William Saroyan’s beautiful plays are well known worldwide and performed frequently. However, his novels have been somewhat forgotten and put aside for some time now. Most are out of print and difficult to come by. In fact, it is astounding that there were no reprints of his novels and short stories published internationally on the occasion of the centenary of his birth.
I chose to adapt “Papa You’re Crazy” for the stage in an attempt to help bring it to our attention once again. It is a very personal novel. Saroyan wrote it when his son Aram, to whom he has dedicated the work, was only 10 years old. But the novel could easily have been written by the latter many years later as a fully-grown man remembering his father. This specificity gives the work a prophetic value.
Although autobiographical in many ways, as it is recounting a certain period in Saroyan’s life, the novel is primarily a literary work of fiction and should be perceived as such.
That is the spirit in which I have adapted and staged it: as literature, and not a documentary on the Saroyans. It is the story of the relationship between a writer and his growing son; between any father and his son; a continuation of generations. It is about the passing of the torch of life, of personal character, of meaning and understanding, of a profession, and most of all of a passion.
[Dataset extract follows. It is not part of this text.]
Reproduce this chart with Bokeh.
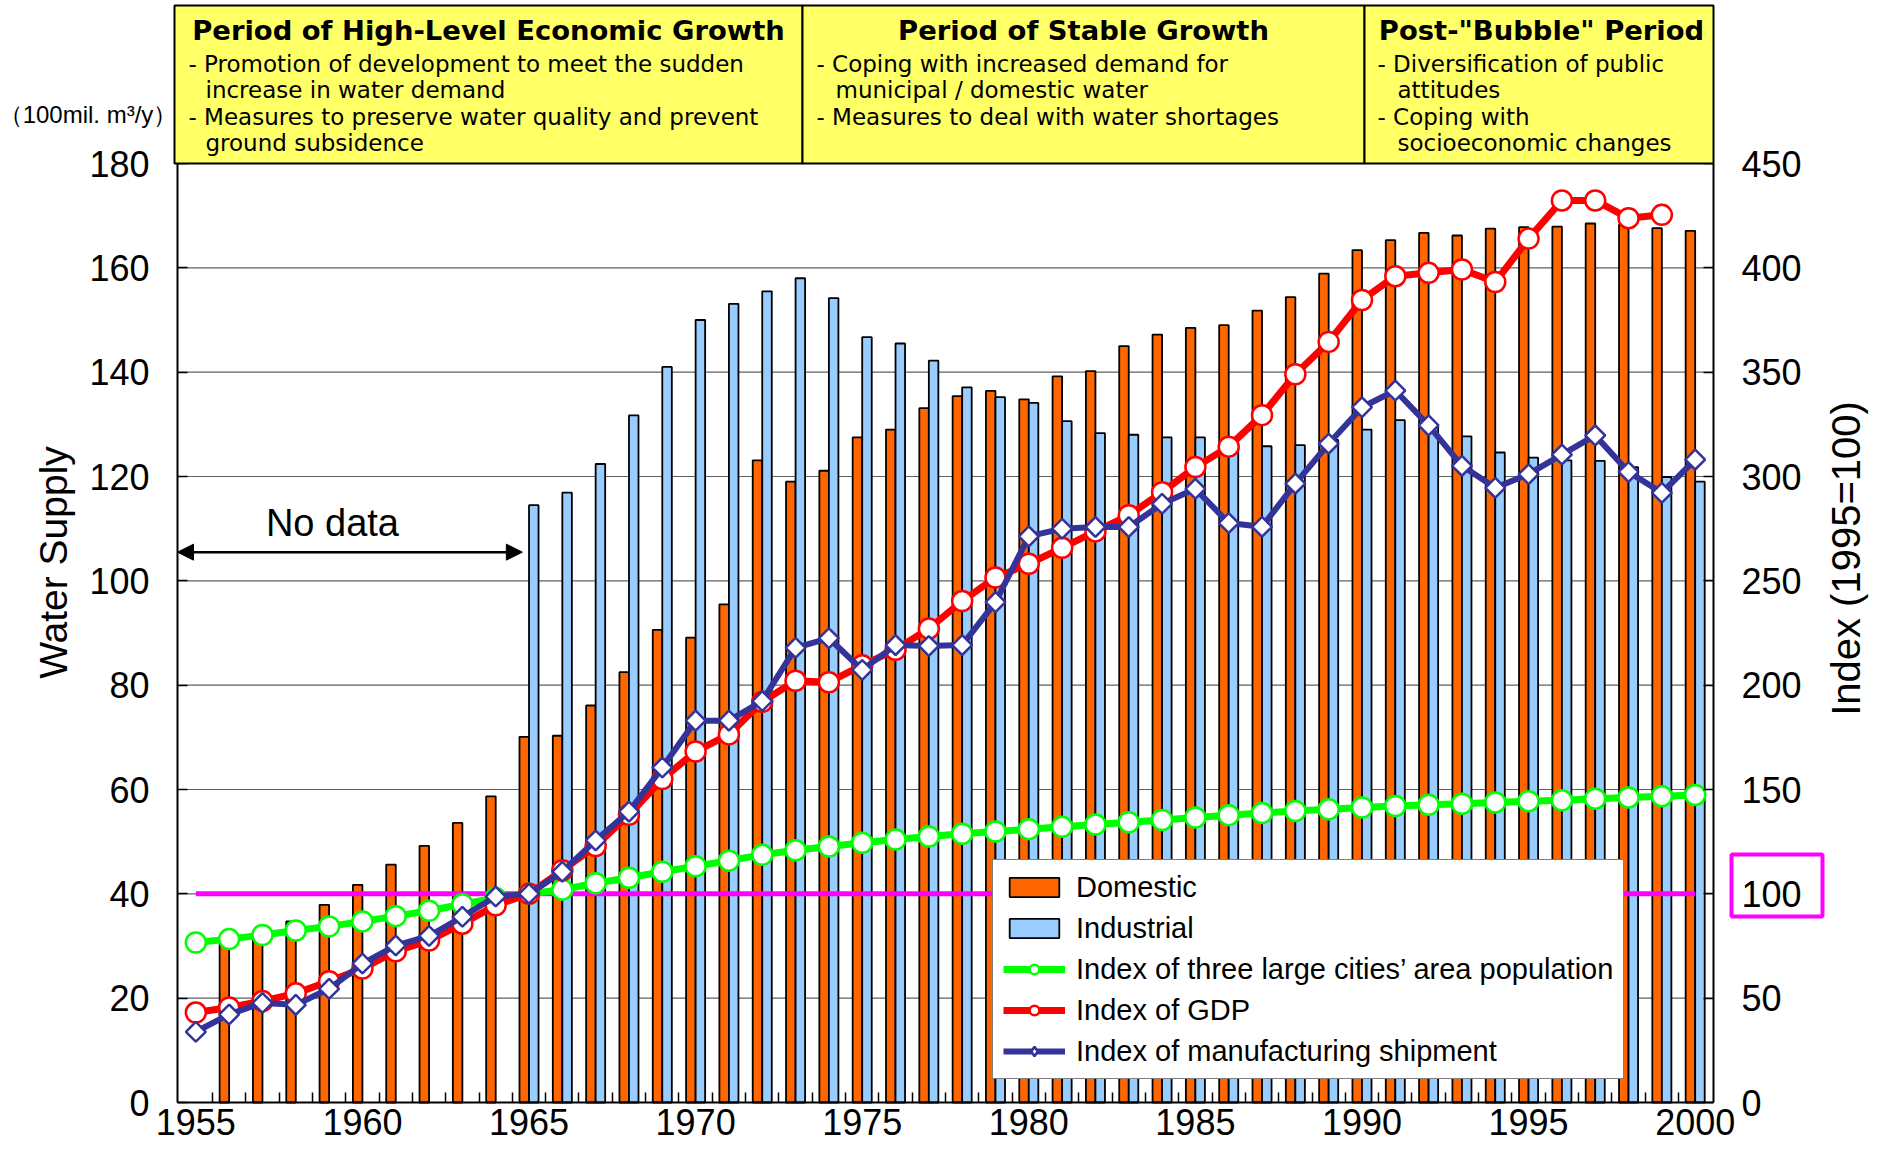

It may be true to most of us that we end up becoming our parents as much as that may be what we attempt to avoid and run away from our entire lives. Those of us capable of accepting and embracing this reality are able to grab the best in their pedigree and adding to it their own, grow further. While those who struggle against it, end up wasting a lot of positive energy that could have been otherwise channeled much more productively. The same may hold true for all kinds of human belonging: cultural, ethnic, geographic and other–We are whom (and where) we come from–plus some!
I hope this beautiful work can help us understand better our “fathers” and ourselves. “Papa You’re Crazy” can be considered the best legacy William Saroyan could have left. I personally feel a special affinity with Saroyan and his work. Maybe it is partly because I share his birthday too: August 31!